Barclays’ strategy has changed dramatically in the three years since it last renewed the 40 million-pounds-per-year sponsorship ($57 million). About 20 billion pounds of profit has been wiped out by misconduct charges over the last five years, and its plans for global dominance have retrenched.

Since 2014 Barclays has withdrawn from its European retail operations in Spain, Italy and Portugal, and in March announced plans to leave Asia and Africa, regions where the Premier League counts some of its most avid fans. As well as turning away from seven Asian countries, Barclays is looking for a buyer for a 62 percent stake in Barclays Africa. The focus for now is on core business in the U.K. and the U.S.

 

It has also pulled back from other high-profile sponsorships, including tennis’s World Tour Finals. “The thing you pay the big money for -- which is to put your name on the top -- no longer was relevant for us as a business,” Barclays global head of sponsorships, Nathan Homer, said in an interview.

At the same time, the Premier League has grown unabated. Television revenue will be $2.5 billion a year next season, and the value of the title sponsorship has grown more than tenfold in 23 years.

To capitalize on its own popularity, the league has decided to forgo a title sponsor entirely. Like the National Football League, the FIFA World Cup and the Olympics, the Premier League will instead try to add sponsors in each of seven categories. Nike Inc. has become the official ball sponsor, Electronic Arts Inc. is the sports technology partner, and the league is close to naming an official beer.

Barclays will stay on as the official bank. “It couldn’t have suited us better,” said Homer, who said the role will cost Barclays about one-quarter of what it paid for the title sponsorship.

 

Looking back on one of soccer’s longest-lasting commercial relationships, Homer said Barclays got more than an advertising boost.

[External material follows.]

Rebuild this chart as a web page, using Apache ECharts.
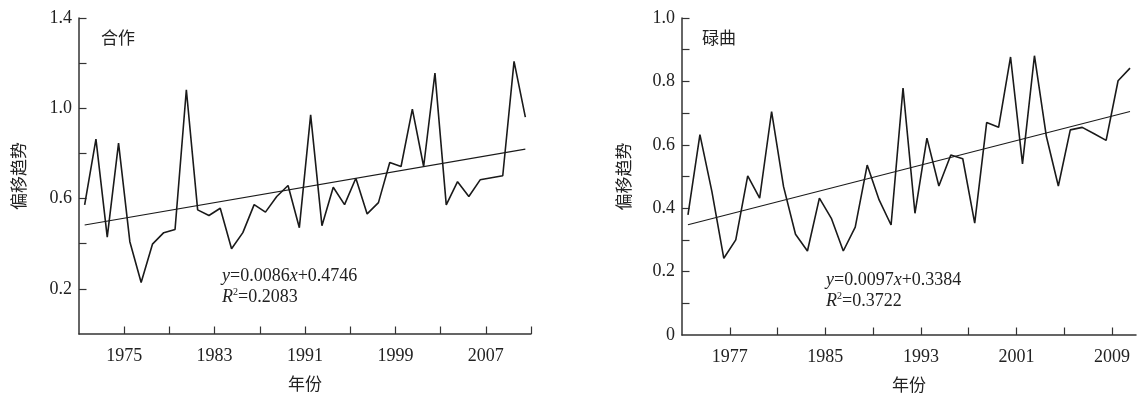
<!DOCTYPE html>
<html><head><meta charset="utf-8">
<script src="https://cdn.jsdelivr.net/npm/echarts@6/dist/echarts.min.js"></script>
<style>html,body{margin:0;padding:0;background:#fff}#c{width:1138px;height:394px}</style>
</head><body><div id="c"></div>
<script>
// ---- Left panel: 合作 ----
const leftYears = [1971,1972,1973,1974,1975,1976,1977,1978,1979,1980,1981,1982,1983,1984,1985,1986,1987,1988,1989,1990,1991,1992,1993,1994,1995,1996,1997,1998,1999,2000,2001,2002,2003,2004,2005,2006,2007,2008,2009,2010];
const leftValues = [0.572,0.863,0.429,0.846,0.409,0.228,0.398,0.449,0.463,1.082,0.550,0.525,0.557,0.378,0.449,0.573,0.540,0.609,0.658,0.471,0.971,0.480,0.650,0.573,0.690,0.532,0.582,0.760,0.742,0.996,0.742,1.156,0.572,0.675,0.609,0.683,0.692,0.701,1.208,0.961];
const leftTrend = [0.483, 0.819];
const leftXTicks = [1975,1979,1983,1987,1991,1995,1999,2003,2007,2011];
const leftXLabels = [1975,1983,1991,1999,2007];
const leftYTicks = [0.2,0.4,0.6,0.8,1.0,1.2,1.4];
const leftYLabels = [0.2,0.6,1.0,1.4];

// ---- Right panel: 碌曲 ----
const rightYears = [1973,1974,1975,1976,1977,1978,1979,1980,1981,1982,1983,1984,1985,1986,1987,1988,1989,1990,1991,1992,1993,1994,1995,1996,1997,1998,1999,2000,2001,2002,2003,2004,2005,2006,2007,2008,2009,2010];
const rightValues = [0.379,0.632,0.453,0.242,0.300,0.502,0.432,0.705,0.468,0.318,0.265,0.432,0.368,0.265,0.340,0.536,0.426,0.347,0.779,0.384,0.621,0.470,0.568,0.556,0.353,0.670,0.655,0.877,0.540,0.881,0.626,0.470,0.647,0.655,0.635,0.614,0.802,0.842];
const rightTrend = [0.348, 0.705];
const rightXTicks = [1977,1981,1985,1989,1993,1997,2001,2005,2009];
const rightXLabels = [1977,1985,1993,2001,2009];
const rightYTicks = [0.1,0.2,0.3,0.4,0.5,0.6,0.7,0.8,0.9,1.0];
const rightYLabels = [0,0.2,0.4,0.6,0.8,1.0];

const SERIF = '"Liberation Serif","DejaVu Serif",serif';
const CJK = '"Noto Sans CJK SC","Noto Sans",sans-serif';
const INK = '#222';
const AXIS = '#333';

function lineStyleAxis(){ return {show:true, lineStyle:{color:AXIS, width:1.5}}; }
function tickStyle(vals){ return {show:true, inside:true, length:7.5, lineStyle:{color:AXIS, width:1.2}, customValues: vals}; }

function catAxis(grid, years){
  return {type:'category', gridIndex:grid, data:years, boundaryGap:true, show:false, position:'top'};
}
function valXAxis(grid, min, max, ticks, labels){
  return {type:'value', gridIndex:grid, min:min, max:max, position:'bottom',
    axisLine:lineStyleAxis(), axisTick:tickStyle(ticks), splitLine:{show:false},
    axisLabel:{customValues:labels, margin:13, fontFamily:SERIF, fontSize:18, color:INK, formatter:v=>String(v)},
    name:'年份', nameLocation:'middle', nameGap:41, nameTextStyle:{fontFamily:CJK, fontSize:17, color:INK}};
}
function valYAxis(grid, max, ticks, labels, gap){
  return {type:'value', gridIndex:grid, min:0, max:max,
    axisLine:lineStyleAxis(), axisTick:tickStyle(ticks), splitLine:{show:false},
    axisLabel:{customValues:labels, margin:7, fontFamily:SERIF, fontSize:18, color:INK, formatter:v=> v===0 ? '0' : v.toFixed(1)},
    name:'偏移趋势', nameLocation:'middle', nameRotate:90, nameGap:gap, nameTextStyle:{fontFamily:CJK, fontSize:17, color:INK}};
}
const eqRich = {
  i:{fontFamily:SERIF, fontStyle:'italic', fontWeight:'normal', fontSize:18, color:INK, lineHeight:21},
  n:{fontFamily:SERIF, fontWeight:'normal', fontSize:18, color:INK, lineHeight:21},
  s:{fontFamily:SERIF, fontWeight:'normal', fontSize:10, color:INK, verticalAlign:'top', lineHeight:19}
};

const option = {
  animation:false,
  backgroundColor:'#fff',
  title:[
    {text:'合作', left:101, top:29, padding:0, textStyle:{fontFamily:CJK, fontSize:17, fontWeight:'normal', color:INK}},
    {text:'碌曲', left:702, top:29, padding:0, textStyle:{fontFamily:CJK, fontSize:17, fontWeight:'normal', color:INK}},
    {text:'{i|y}{n|=0.0086}{i|x}{n|+0.4746}\n{i|R}{s|2}{n|=0.2083}', left:222, top:266, padding:0, textStyle:{fontWeight:'normal', rich:eqRich}},
    {text:'{i|y}{n|=0.0097}{i|x}{n|+0.3384}\n{i|R}{s|2}{n|=0.3722}', left:826, top:270, padding:0, textStyle:{fontWeight:'normal', rich:eqRich}}
  ],
  grid:[
    {left:79, top:18, width:452, height:316, outerBoundsMode:'none', containLabel:false},
    {left:682, top:18, width:454, height:317, outerBoundsMode:'none', containLabel:false}
  ],
  xAxis:[
    catAxis(0, leftYears),
    valXAxis(0, 1971, 2011, leftXTicks, leftXLabels),
    catAxis(1, rightYears),
    valXAxis(1, 1973, 2011, rightXTicks, rightXLabels)
  ],
  yAxis:[
    valYAxis(0, 1.4, leftYTicks, leftYLabels, 52),
    valYAxis(1, 1.0, rightYTicks, rightYLabels, 50)
  ],
  series:[
    {type:'line', xAxisIndex:0, yAxisIndex:0, data:leftValues, symbol:'none', lineStyle:{color:'#1a1a1a', width:1.6}, silent:true},
    {type:'line', xAxisIndex:0, yAxisIndex:0, data:[[0, leftTrend[0]],[leftYears.length-1, leftTrend[1]]], symbol:'none', lineStyle:{color:'#1a1a1a', width:1.1}, silent:true},
    {type:'line', xAxisIndex:2, yAxisIndex:1, data:rightValues, symbol:'none', lineStyle:{color:'#1a1a1a', width:1.6}, silent:true},
    {type:'line', xAxisIndex:2, yAxisIndex:1, data:[[0, rightTrend[0]],[rightYears.length-1, rightTrend[1]]], symbol:'none', lineStyle:{color:'#1a1a1a', width:1.1}, silent:true}
  ]
};
echarts.init(document.getElementById('c'), null, {renderer:'canvas'}).setOption(option);
</script>
</body></html>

The deal required the league to use the bank for all of its financial transactions, which have increased significantly in number and value over the years.

“Overseas rights have gone from just under 50 million pounds in year one to nearly a billion a year now -- all of that had to come through foreign exchange to become pounds in the bank,” he said. “So there’s a very attractive revenue side to becoming a partner with the Premier League before you even think about all the benefits a marketing partner would enjoy.”

Fourteen of the league’s 20 teams also bank with Barclays, giving the lender access to millionaire players, coaches and deep-pocketed owners. Meanwhile, the relationship gave Barclays instant recognition in its new target markets -- the Premier League is watched in 212 territories and its most-famous team, Manchester United, claims to have a global following of 659 million.

“As we expanded, it was a very simple awareness and brand stature that worked very efficiently: ‘If Barclays can afford to sponsor the Premier League they must be a serious player in the business,’” Homer said.

The new agreement gives Barclays the first right to any of the league’s banking needs, though its exclusive access to teams is over. Homer is confident most will stay with his bank. “It’s not as easy as saying I’m going change my beer from one to another and just change the barrel.”